Where Do Your Exhibit Ideas Come From? Here's One Place

For a long time, I've talked with colleagues about the differences between exhibits that spring from ideas or concepts and those that come from objects.  Both have their strengths (and their weaknesses) and it's useful to consider where you're starting as you think about where you want to go.  But now I'm adding a third category--exhibits that spring from our audiences--not only the kind of crowd-sourcing content that involves voting (see Nina Simon's recent post on this) but those that spring from conversations with our communities.  These audience-driven exhibitions can involve an institution in thinking and re-thinking what we learn along the way, involving us in an iterative, creative process made richer by looking outside the simple frame of our collections.

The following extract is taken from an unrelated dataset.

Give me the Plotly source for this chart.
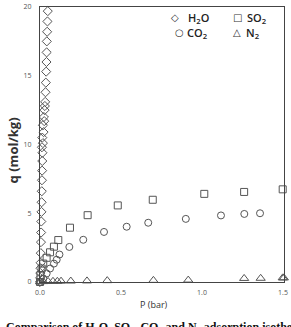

The Chemung Valley History Museum wanted to develop a new exhibition.  We began the process by talking with several groups of local residents, including a high school history class.  There was uniform agreement  in all the groups that the sort of chronological presentation that characterizes most long-term local history exhibits was not interesting to most people (been there, done that, they said).   But,  said a student, "wouldn't it be cool if you could see how people our age lived?  what their lives were like?"  There have been some other great exhibits on teenagers (Chicago and New Jersey)  but we wanted to see what it might be like here.  We asked non-teenage groups about what they thought--and suddenly their faces lit up and they began discussing their own teenage years.  Teenagers it would be.

Often, this kind of idea languishes until a museum staff finds funding to pursue the next step.  But the team in Elmira decided all the resources needed were enthusiasm and a bit of time.  They held community conversations with several local groups of seniors and set a booth asking for information at the county fair.
This week, we sat down with that information to think about what we'd learned and what the next steps might be.  I'd read the summaries of the conversations and so decided to make objects and location as starting frames.  Armed with our hand post-it notes,  we listed all the objects mentioned in the conversations and began to sort them into thematic groups.  Almost immediately, we noticed something:  clothes were most often mentioned and we recalled a comment early on in the process from a community member, "don't make it just about poodle skirts."   Because, it's the top of mind.   But we wanted to think harder.  We then went back and listed objects that were implied in the conversations and added them (those are the circled ones) to our growing wall.  How many of these 20th objects are in the museum's collections?  Very few.  And we found unexpected objects:  under a theme of work,  lawnmowers, newspapers, diapers all were mentioned in discussions of first jobs. 

What themes did we see in our object post-its?  Independence,  gender, romance, big world issues.  What themes did we not see?  Cultural diversity,  the role of religion, class,  and neighborhoods.   We know those themes exist in this community, but we now know we need to work a bit harder on collecting that information.
We wondered if some of these issues might be found by thinking about places mentioned--so we posted those in a rough county map, above. That helped us see neighborhoods better, but also,  with these two notes below, note the way that the outside world had enormous effects on teenagers.
This iterative process--where we talk to each other and community members,  reflect, and go back out and talk again,  is not only an exhibit building process--it's a community building process.   (and for me, because this is the city where I grew up, a fascinating exercise in individual and collective memory). It's becoming clear that ownership of this exhibit will not be solely the museum's, but rather something that is created--and changed on an ongoing basis-- by the people whose stories we share.

1 comment:

Bruce said...

I really enjoy the idea of getting the audience's feedback, and even their participation in exhibit ideas. It should really correlate well with the popularity of the exhibit that gets chosen. Just like any other business, listening to the customer can only help. Great job on the effort of getting the people involved.